▸ WRITTEN INSTRUCTION
Transcribe the whole listing without a single picture.

--- BEGIN DATASET EXCERPT ---

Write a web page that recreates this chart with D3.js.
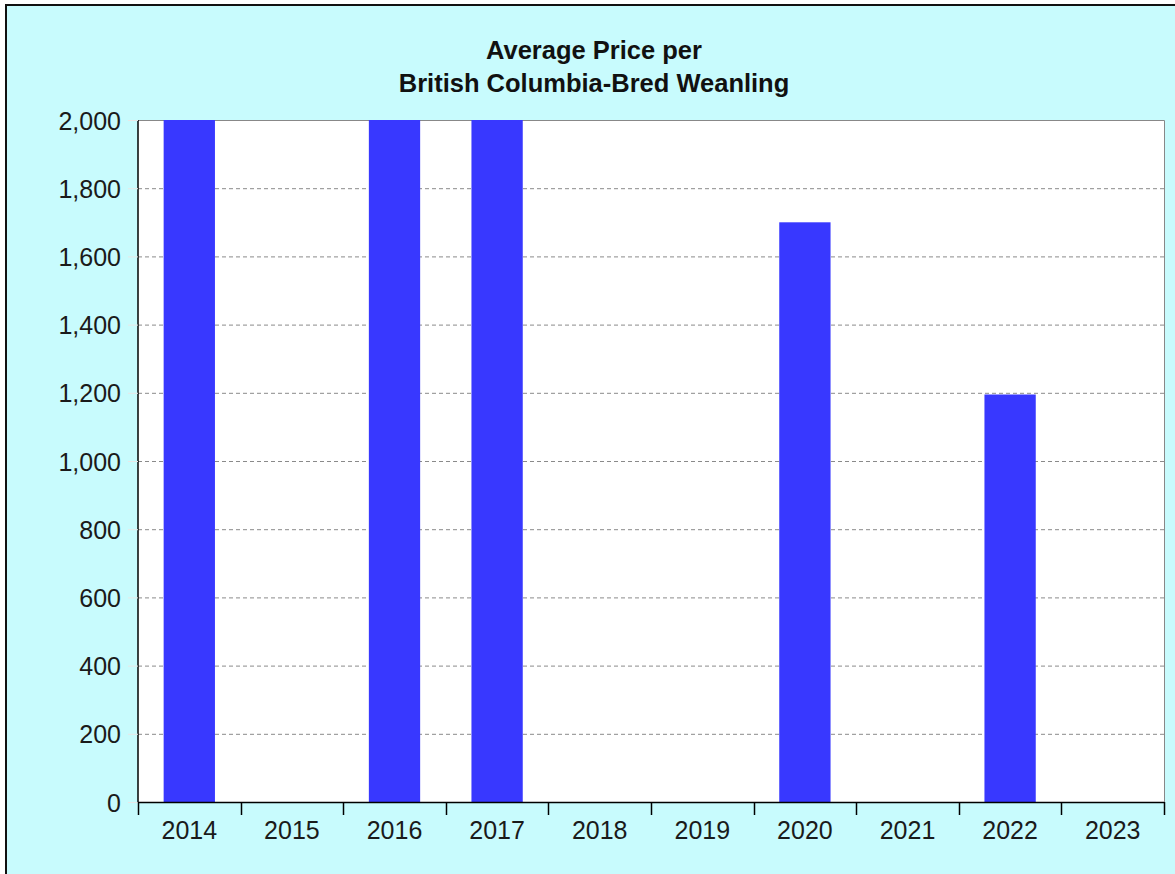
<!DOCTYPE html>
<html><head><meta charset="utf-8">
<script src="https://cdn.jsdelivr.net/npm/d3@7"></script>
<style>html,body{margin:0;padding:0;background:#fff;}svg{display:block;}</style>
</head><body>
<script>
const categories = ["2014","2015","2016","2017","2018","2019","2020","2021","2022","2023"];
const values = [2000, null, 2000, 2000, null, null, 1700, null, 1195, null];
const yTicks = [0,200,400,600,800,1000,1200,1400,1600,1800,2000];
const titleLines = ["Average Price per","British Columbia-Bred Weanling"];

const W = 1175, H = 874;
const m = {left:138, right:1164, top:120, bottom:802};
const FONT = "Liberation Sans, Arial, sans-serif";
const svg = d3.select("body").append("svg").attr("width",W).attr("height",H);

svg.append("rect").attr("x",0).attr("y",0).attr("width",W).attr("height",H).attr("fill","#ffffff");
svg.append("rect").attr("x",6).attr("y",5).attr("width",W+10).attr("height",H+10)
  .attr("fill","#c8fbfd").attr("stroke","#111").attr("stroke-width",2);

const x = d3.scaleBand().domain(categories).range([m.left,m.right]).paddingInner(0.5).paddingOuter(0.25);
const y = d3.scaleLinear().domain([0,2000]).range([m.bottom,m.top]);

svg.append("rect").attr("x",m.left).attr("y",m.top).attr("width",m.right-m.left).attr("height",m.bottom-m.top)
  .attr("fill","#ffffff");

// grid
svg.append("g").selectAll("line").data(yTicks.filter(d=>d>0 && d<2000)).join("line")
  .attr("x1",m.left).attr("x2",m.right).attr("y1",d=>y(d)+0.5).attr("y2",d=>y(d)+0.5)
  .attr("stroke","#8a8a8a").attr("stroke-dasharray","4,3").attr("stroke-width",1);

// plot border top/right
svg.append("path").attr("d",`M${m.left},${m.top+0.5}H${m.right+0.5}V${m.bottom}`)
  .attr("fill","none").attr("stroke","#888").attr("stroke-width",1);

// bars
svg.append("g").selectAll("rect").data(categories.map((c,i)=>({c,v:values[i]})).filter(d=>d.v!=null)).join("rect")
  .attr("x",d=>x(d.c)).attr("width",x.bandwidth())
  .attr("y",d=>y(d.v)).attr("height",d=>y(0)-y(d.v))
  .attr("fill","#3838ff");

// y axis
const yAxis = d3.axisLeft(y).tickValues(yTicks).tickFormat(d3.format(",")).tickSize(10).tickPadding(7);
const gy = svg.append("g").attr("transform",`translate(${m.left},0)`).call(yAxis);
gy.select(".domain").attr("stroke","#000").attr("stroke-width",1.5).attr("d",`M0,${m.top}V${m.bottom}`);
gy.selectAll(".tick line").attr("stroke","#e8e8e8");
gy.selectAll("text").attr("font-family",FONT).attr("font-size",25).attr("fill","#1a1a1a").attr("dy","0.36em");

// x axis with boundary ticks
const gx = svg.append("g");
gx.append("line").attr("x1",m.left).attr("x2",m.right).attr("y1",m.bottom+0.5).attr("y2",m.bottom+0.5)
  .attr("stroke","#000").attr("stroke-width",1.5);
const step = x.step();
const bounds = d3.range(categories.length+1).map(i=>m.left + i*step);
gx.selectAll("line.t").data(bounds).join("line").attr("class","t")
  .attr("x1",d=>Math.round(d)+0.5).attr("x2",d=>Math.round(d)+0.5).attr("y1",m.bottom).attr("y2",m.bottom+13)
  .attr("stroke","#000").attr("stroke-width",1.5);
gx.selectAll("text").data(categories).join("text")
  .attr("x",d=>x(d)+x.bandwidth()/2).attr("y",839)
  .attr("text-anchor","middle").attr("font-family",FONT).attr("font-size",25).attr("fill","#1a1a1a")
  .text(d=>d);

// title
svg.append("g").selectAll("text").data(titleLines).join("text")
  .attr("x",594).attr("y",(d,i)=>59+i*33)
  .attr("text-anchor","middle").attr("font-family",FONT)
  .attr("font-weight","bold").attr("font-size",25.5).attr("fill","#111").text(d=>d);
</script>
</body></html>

--- END DATASET EXCERPT ---

▸ RESPONSE TO THE TASK
Write a web page that recreates this chart with D3.js.
<!DOCTYPE html>
<html><head><meta charset="utf-8">
<script src="https://cdn.jsdelivr.net/npm/d3@7"></script>
<style>html,body{margin:0;padding:0;background:#fff;}svg{display:block;}</style>
</head><body>
<script>
const categories = ["2014","2015","2016","2017","2018","2019","2020","2021","2022","2023"];
const values = [2000, null, 2000, 2000, null, null, 1700, null, 1195, null];
const yTicks = [0,200,400,600,800,1000,1200,1400,1600,1800,2000];
const titleLines = ["Average Price per","British Columbia-Bred Weanling"];

const W = 1175, H = 874;
const m = {left:138, right:1164, top:120, bottom:802};
const FONT = "Liberation Sans, Arial, sans-serif";
const svg = d3.select("body").append("svg").attr("width",W).attr("height",H);

svg.append("rect").attr("x",0).attr("y",0).attr("width",W).attr("height",H).attr("fill","#ffffff");
svg.append("rect").attr("x",6).attr("y",5).attr("width",W+10).attr("height",H+10)
  .attr("fill","#c8fbfd").attr("stroke","#111").attr("stroke-width",2);

const x = d3.scaleBand().domain(categories).range([m.left,m.right]).paddingInner(0.5).paddingOuter(0.25);
const y = d3.scaleLinear().domain([0,2000]).range([m.bottom,m.top]);

svg.append("rect").attr("x",m.left).attr("y",m.top).attr("width",m.right-m.left).attr("height",m.bottom-m.top)
  .attr("fill","#ffffff");

// grid
svg.append("g").selectAll("line").data(yTicks.filter(d=>d>0 && d<2000)).join("line")
  .attr("x1",m.left).attr("x2",m.right).attr("y1",d=>y(d)+0.5).attr("y2",d=>y(d)+0.5)
  .attr("stroke","#8a8a8a").attr("stroke-dasharray","4,3").attr("stroke-width",1);

// plot border top/right
svg.append("path").attr("d",`M${m.left},${m.top+0.5}H${m.right+0.5}V${m.bottom}`)
  .attr("fill","none").attr("stroke","#888").attr("stroke-width",1);

// bars
svg.append("g").selectAll("rect").data(categories.map((c,i)=>({c,v:values[i]})).filter(d=>d.v!=null)).join("rect")
  .attr("x",d=>x(d.c)).attr("width",x.bandwidth())
  .attr("y",d=>y(d.v)).attr("height",d=>y(0)-y(d.v))
  .attr("fill","#3838ff");

// y axis
const yAxis = d3.axisLeft(y).tickValues(yTicks).tickFormat(d3.format(",")).tickSize(10).tickPadding(7);
const gy = svg.append("g").attr("transform",`translate(${m.left},0)`).call(yAxis);
gy.select(".domain").attr("stroke","#000").attr("stroke-width",1.5).attr("d",`M0,${m.top}V${m.bottom}`);
gy.selectAll(".tick line").attr("stroke","#e8e8e8");
gy.selectAll("text").attr("font-family",FONT).attr("font-size",25).attr("fill","#1a1a1a").attr("dy","0.36em");

// x axis with boundary ticks
const gx = svg.append("g");
gx.append("line").attr("x1",m.left).attr("x2",m.right).attr("y1",m.bottom+0.5).attr("y2",m.bottom+0.5)
  .attr("stroke","#000").attr("stroke-width",1.5);
const step = x.step();
const bounds = d3.range(categories.length+1).map(i=>m.left + i*step);
gx.selectAll("line.t").data(bounds).join("line").attr("class","t")
  .attr("x1",d=>Math.round(d)+0.5).attr("x2",d=>Math.round(d)+0.5).attr("y1",m.bottom).attr("y2",m.bottom+13)
  .attr("stroke","#000").attr("stroke-width",1.5);
gx.selectAll("text").data(categories).join("text")
  .attr("x",d=>x(d)+x.bandwidth()/2).attr("y",839)
  .attr("text-anchor","middle").attr("font-family",FONT).attr("font-size",25).attr("fill","#1a1a1a")
  .text(d=>d);

// title
svg.append("g").selectAll("text").data(titleLines).join("text")
  .attr("x",594).attr("y",(d,i)=>59+i*33)
  .attr("text-anchor","middle").attr("font-family",FONT)
  .attr("font-weight","bold").attr("font-size",25.5).attr("fill","#111").text(d=>d);
</script>
</body></html>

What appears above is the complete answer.